» Goal of the exercise:
Print exactly the lines running from the one that holds "Write a Python" through the one that holds "order = [round(i", please, and leave the pictures out.

__________________________________________________

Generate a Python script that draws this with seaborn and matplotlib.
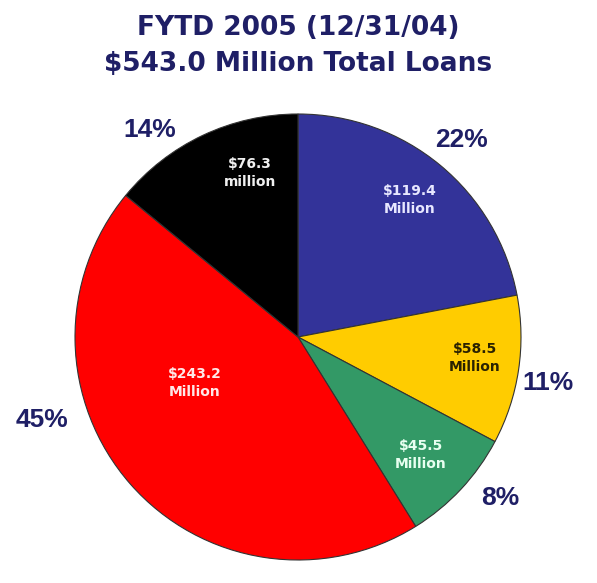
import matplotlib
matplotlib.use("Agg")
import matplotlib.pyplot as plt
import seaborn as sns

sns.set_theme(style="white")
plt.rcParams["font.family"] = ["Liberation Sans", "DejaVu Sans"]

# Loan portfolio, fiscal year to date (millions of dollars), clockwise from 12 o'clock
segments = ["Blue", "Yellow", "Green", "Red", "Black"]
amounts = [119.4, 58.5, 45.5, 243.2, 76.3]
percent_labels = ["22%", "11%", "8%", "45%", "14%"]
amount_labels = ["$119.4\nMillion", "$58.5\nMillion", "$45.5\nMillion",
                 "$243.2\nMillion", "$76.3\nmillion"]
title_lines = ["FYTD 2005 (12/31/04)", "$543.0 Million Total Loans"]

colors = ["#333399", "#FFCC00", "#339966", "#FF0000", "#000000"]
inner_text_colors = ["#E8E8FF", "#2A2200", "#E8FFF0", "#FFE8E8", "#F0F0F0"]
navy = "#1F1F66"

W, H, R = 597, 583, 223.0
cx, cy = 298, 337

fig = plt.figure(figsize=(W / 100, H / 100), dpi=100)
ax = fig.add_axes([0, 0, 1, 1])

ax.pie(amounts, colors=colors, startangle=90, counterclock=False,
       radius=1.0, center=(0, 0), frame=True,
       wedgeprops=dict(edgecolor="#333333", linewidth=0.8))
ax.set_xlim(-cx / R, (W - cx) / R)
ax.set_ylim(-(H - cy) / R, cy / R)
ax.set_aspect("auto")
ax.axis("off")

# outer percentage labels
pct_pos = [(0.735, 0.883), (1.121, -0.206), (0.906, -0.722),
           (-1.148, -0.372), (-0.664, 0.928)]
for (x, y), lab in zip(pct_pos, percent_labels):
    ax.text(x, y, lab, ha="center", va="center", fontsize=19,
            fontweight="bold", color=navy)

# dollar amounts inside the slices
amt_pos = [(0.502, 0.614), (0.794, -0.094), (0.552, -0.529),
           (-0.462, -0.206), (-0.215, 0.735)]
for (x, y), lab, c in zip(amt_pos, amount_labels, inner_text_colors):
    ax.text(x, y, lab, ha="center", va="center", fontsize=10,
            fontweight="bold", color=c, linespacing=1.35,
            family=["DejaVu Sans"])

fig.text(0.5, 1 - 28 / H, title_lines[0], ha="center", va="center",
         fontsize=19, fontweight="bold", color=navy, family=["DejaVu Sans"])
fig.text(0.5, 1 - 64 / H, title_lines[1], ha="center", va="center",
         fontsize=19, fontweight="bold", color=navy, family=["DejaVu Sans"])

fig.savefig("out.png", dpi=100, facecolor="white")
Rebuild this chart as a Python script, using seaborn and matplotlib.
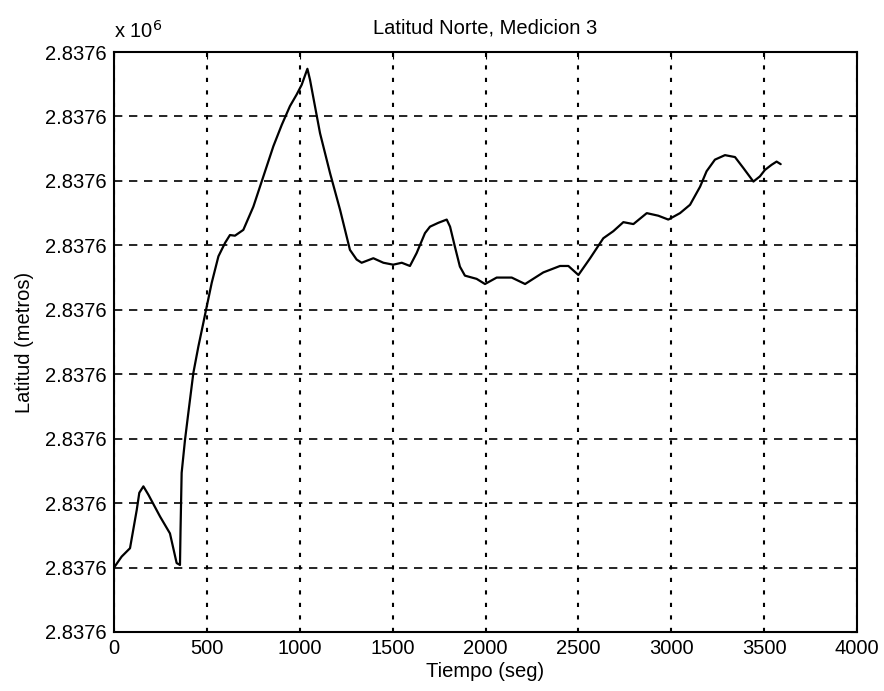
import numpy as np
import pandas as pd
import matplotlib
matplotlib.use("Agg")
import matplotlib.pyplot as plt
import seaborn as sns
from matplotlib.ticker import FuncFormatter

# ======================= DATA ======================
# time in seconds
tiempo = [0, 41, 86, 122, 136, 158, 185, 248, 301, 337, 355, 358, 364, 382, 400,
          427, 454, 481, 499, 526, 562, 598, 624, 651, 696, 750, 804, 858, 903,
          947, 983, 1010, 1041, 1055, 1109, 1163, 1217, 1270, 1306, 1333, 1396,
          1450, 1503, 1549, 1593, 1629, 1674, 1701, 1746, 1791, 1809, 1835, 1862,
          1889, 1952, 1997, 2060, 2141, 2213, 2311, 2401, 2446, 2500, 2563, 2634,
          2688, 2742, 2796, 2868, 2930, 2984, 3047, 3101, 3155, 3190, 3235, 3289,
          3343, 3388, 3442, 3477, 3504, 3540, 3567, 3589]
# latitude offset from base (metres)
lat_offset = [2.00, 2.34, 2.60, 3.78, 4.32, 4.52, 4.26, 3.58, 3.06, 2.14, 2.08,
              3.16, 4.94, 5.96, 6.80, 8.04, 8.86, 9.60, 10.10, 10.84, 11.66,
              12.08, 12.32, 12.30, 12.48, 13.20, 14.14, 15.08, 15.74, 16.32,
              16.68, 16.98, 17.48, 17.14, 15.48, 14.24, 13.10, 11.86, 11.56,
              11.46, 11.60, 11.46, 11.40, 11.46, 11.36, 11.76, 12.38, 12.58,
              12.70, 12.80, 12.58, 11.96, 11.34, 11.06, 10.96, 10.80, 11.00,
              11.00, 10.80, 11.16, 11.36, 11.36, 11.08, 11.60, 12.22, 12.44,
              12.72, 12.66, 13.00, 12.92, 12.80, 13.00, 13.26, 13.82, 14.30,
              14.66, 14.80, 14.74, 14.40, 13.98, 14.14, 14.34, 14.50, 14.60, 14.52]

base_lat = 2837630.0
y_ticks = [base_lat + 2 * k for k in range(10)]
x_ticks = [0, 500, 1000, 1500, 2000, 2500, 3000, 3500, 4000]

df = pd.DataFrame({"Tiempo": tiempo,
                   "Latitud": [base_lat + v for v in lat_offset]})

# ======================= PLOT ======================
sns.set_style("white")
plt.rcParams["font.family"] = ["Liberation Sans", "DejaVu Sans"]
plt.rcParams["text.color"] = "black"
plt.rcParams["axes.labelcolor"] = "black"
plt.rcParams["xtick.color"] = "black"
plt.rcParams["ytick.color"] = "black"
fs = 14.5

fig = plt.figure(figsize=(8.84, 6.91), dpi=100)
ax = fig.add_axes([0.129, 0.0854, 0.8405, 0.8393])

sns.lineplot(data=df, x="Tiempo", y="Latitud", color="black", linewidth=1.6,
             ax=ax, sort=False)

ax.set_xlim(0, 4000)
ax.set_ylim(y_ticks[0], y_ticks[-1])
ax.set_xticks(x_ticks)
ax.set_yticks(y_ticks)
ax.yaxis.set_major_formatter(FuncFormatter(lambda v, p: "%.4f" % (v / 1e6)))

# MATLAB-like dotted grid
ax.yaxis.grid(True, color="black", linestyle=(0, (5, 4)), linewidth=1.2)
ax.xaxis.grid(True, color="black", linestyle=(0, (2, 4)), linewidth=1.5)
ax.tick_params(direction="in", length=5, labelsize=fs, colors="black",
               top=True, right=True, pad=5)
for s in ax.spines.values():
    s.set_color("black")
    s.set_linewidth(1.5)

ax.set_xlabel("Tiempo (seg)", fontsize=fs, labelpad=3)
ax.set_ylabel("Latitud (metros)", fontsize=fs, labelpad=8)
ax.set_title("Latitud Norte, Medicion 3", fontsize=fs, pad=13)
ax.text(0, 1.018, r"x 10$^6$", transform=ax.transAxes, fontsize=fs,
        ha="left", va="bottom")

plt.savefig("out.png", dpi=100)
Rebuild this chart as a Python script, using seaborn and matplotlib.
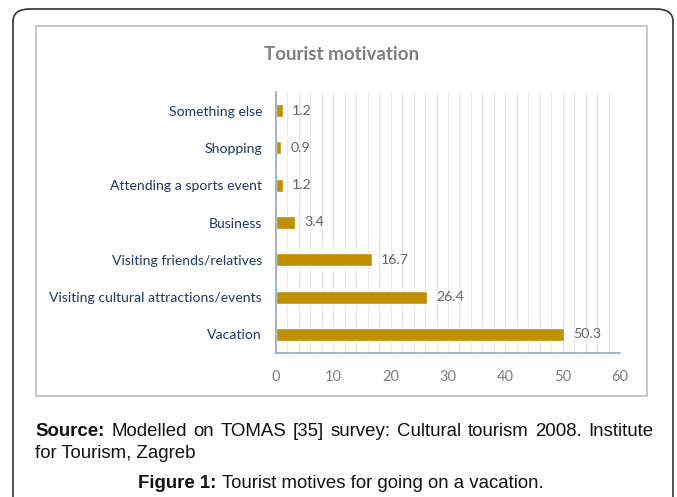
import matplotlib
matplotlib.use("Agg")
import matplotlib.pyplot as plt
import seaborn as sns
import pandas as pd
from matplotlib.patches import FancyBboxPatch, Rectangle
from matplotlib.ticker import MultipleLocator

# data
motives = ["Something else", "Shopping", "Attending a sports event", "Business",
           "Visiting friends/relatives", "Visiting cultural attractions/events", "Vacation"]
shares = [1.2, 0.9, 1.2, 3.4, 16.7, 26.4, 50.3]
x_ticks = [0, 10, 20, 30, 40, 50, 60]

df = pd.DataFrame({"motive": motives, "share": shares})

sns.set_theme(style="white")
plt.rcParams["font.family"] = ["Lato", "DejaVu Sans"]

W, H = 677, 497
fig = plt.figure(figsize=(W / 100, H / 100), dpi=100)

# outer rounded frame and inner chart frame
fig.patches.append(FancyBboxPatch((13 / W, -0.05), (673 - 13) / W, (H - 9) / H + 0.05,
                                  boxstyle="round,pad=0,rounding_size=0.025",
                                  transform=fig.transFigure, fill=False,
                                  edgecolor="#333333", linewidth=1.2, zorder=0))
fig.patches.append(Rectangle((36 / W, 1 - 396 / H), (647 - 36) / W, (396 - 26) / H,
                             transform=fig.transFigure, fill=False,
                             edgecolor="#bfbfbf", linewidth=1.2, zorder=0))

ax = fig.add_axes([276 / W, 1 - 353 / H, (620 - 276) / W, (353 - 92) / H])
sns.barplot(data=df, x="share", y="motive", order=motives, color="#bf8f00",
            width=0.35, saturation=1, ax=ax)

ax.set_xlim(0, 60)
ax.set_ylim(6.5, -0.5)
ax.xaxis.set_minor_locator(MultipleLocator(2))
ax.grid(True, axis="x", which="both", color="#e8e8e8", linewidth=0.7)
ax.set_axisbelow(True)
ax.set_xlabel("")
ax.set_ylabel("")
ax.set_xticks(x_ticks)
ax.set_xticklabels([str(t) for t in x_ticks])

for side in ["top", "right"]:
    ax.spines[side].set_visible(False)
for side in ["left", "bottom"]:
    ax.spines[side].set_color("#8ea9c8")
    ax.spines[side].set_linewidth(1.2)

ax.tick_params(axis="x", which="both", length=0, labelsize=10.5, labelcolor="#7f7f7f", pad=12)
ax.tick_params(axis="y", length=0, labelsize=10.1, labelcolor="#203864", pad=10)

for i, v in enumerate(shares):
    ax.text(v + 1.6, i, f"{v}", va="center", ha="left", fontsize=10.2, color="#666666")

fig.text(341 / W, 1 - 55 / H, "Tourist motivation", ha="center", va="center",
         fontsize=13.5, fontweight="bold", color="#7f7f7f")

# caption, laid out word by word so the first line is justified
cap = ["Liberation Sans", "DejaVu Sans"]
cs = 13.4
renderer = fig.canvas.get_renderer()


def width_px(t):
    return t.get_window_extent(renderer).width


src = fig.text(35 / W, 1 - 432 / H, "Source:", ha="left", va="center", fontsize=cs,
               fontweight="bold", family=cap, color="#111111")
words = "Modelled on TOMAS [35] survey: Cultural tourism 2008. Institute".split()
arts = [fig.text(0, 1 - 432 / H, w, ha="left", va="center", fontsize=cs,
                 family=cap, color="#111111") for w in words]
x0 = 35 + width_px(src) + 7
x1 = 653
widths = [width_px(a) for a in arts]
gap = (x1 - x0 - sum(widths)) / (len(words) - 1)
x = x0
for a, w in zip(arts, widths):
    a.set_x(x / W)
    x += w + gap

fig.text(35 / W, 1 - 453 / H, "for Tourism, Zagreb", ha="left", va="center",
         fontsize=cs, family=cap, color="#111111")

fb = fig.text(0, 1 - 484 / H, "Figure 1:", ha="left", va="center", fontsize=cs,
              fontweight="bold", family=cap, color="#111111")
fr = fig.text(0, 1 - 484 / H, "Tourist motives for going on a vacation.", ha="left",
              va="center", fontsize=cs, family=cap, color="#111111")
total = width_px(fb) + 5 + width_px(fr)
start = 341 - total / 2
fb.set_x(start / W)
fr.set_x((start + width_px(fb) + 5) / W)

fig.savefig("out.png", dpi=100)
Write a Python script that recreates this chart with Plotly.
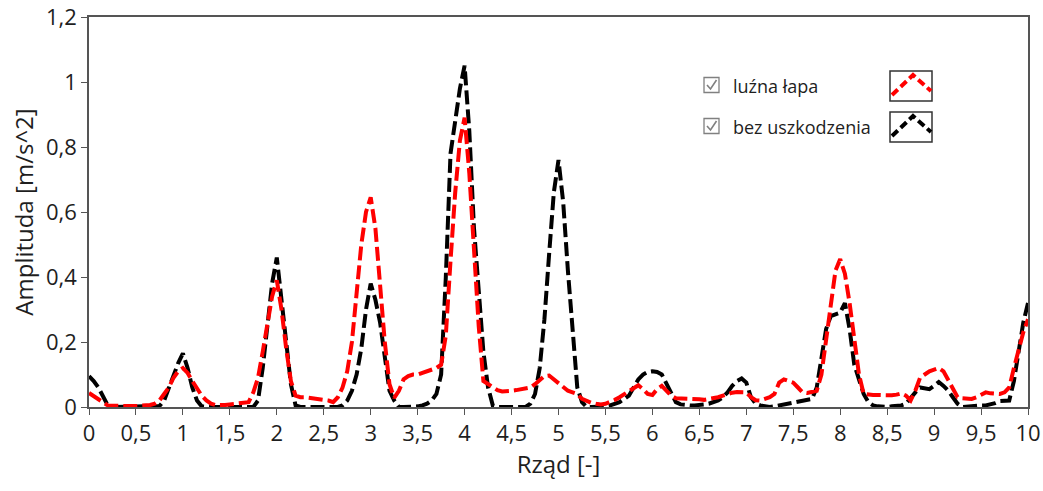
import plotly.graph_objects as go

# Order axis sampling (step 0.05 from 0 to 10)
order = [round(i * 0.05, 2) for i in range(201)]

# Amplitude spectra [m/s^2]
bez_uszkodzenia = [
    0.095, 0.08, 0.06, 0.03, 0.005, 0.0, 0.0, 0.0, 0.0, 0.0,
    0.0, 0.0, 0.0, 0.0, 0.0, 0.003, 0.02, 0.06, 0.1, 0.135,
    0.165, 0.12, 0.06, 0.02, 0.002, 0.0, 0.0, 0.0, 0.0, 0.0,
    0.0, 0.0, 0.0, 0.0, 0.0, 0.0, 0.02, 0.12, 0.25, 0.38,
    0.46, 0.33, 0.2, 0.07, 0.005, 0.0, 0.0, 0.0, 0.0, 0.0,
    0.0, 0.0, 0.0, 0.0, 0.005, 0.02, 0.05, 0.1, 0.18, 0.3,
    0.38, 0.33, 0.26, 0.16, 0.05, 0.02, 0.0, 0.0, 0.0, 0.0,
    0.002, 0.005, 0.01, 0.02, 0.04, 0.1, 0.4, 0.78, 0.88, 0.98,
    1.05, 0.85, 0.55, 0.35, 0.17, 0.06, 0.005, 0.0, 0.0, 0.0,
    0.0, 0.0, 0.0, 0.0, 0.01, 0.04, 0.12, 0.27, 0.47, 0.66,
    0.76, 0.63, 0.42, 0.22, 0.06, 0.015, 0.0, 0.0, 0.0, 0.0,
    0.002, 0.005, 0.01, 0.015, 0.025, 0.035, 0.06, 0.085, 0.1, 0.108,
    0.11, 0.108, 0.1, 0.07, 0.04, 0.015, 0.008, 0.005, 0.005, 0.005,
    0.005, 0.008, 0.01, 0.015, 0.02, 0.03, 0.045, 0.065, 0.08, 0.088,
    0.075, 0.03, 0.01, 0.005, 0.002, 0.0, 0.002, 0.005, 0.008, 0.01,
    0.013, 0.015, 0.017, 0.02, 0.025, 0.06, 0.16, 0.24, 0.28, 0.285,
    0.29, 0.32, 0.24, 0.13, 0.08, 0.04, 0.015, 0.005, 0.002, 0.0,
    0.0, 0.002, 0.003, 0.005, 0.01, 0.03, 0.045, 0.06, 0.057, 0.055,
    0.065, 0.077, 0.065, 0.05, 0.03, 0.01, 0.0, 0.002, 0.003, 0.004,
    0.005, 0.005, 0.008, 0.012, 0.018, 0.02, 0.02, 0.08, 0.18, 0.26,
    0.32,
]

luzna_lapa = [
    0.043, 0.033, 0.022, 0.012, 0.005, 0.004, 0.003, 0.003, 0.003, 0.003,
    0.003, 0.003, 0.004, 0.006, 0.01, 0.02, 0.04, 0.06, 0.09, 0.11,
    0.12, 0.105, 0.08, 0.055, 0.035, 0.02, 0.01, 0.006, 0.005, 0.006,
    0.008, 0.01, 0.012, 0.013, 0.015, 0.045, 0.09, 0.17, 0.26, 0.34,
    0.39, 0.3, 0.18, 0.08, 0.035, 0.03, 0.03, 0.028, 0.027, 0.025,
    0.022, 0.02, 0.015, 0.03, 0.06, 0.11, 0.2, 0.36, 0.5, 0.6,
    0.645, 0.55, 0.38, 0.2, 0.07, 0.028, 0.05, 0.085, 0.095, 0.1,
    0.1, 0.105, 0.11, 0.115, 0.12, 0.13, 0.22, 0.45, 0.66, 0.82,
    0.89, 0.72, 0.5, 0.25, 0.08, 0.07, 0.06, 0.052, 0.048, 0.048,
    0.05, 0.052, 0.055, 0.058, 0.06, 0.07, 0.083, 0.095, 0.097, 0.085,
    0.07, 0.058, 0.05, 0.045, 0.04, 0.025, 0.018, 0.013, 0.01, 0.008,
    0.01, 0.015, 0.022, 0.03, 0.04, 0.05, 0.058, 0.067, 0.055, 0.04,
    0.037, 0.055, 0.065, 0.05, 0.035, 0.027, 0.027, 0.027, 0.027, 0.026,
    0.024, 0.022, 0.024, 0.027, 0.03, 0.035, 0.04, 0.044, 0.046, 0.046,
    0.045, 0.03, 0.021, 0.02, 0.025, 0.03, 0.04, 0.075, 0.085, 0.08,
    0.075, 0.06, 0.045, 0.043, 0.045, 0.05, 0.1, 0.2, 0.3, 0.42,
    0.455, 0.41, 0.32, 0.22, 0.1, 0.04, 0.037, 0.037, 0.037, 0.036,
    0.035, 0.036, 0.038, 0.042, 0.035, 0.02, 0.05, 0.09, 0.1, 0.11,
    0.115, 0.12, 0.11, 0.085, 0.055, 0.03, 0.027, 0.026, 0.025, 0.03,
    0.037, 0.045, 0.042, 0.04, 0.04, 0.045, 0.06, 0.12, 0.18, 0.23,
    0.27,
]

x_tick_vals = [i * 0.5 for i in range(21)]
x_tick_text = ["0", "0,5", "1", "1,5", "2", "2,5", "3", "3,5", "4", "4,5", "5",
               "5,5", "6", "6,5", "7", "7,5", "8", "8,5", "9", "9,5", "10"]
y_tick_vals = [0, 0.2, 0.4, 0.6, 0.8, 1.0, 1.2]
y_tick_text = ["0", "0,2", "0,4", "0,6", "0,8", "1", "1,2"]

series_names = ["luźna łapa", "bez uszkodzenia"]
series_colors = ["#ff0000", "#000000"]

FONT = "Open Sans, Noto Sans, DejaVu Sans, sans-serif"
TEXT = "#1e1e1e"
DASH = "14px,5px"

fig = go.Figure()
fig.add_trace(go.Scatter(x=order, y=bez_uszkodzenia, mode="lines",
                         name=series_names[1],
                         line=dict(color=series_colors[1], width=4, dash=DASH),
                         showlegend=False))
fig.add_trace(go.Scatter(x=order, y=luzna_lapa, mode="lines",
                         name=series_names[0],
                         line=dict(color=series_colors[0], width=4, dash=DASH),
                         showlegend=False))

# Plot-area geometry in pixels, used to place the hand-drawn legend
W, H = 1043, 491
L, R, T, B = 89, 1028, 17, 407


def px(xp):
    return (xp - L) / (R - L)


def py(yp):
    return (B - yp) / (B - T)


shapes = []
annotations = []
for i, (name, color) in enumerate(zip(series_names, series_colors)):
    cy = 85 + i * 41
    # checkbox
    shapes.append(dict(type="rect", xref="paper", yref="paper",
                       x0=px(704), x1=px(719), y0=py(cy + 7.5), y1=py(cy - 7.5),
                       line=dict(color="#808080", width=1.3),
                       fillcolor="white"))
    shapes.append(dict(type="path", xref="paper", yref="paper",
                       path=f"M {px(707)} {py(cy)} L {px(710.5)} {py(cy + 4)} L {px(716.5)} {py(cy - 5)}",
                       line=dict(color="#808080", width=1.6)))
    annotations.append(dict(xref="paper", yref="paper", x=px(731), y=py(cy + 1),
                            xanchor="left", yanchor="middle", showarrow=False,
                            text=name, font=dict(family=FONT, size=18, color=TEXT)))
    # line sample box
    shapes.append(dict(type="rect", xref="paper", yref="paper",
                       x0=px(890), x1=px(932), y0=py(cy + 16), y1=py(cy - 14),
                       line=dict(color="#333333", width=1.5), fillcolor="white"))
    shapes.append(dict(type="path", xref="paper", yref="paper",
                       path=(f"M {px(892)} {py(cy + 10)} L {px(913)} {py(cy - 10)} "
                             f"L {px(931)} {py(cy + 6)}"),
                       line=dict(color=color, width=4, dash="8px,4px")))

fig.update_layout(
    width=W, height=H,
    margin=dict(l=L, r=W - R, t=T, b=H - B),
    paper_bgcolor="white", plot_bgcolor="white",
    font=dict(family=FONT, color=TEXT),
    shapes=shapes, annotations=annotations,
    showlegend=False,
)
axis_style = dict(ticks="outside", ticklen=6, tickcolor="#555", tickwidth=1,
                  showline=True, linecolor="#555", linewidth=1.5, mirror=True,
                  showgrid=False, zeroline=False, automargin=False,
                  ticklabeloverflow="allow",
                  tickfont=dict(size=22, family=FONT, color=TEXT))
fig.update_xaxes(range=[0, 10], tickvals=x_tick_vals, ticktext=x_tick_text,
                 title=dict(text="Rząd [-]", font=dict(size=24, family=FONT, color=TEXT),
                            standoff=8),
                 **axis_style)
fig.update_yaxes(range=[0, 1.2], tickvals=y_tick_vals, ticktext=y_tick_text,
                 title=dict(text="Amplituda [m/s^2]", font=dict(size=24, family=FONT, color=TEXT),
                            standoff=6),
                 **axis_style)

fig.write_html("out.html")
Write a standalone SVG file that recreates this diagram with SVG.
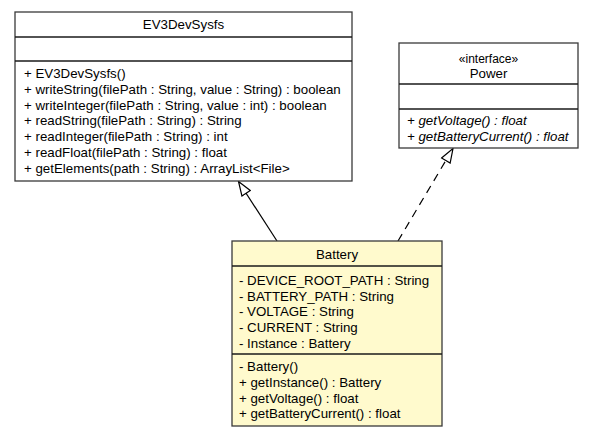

__________________________________________________

» Solved exercise:
Write a Python script that recreates this chart with Plotly.
import plotly.graph_objects as go

# Order axis sampling (step 0.05 from 0 to 10)
order = [round(i * 0.05, 2) for i in range(201)]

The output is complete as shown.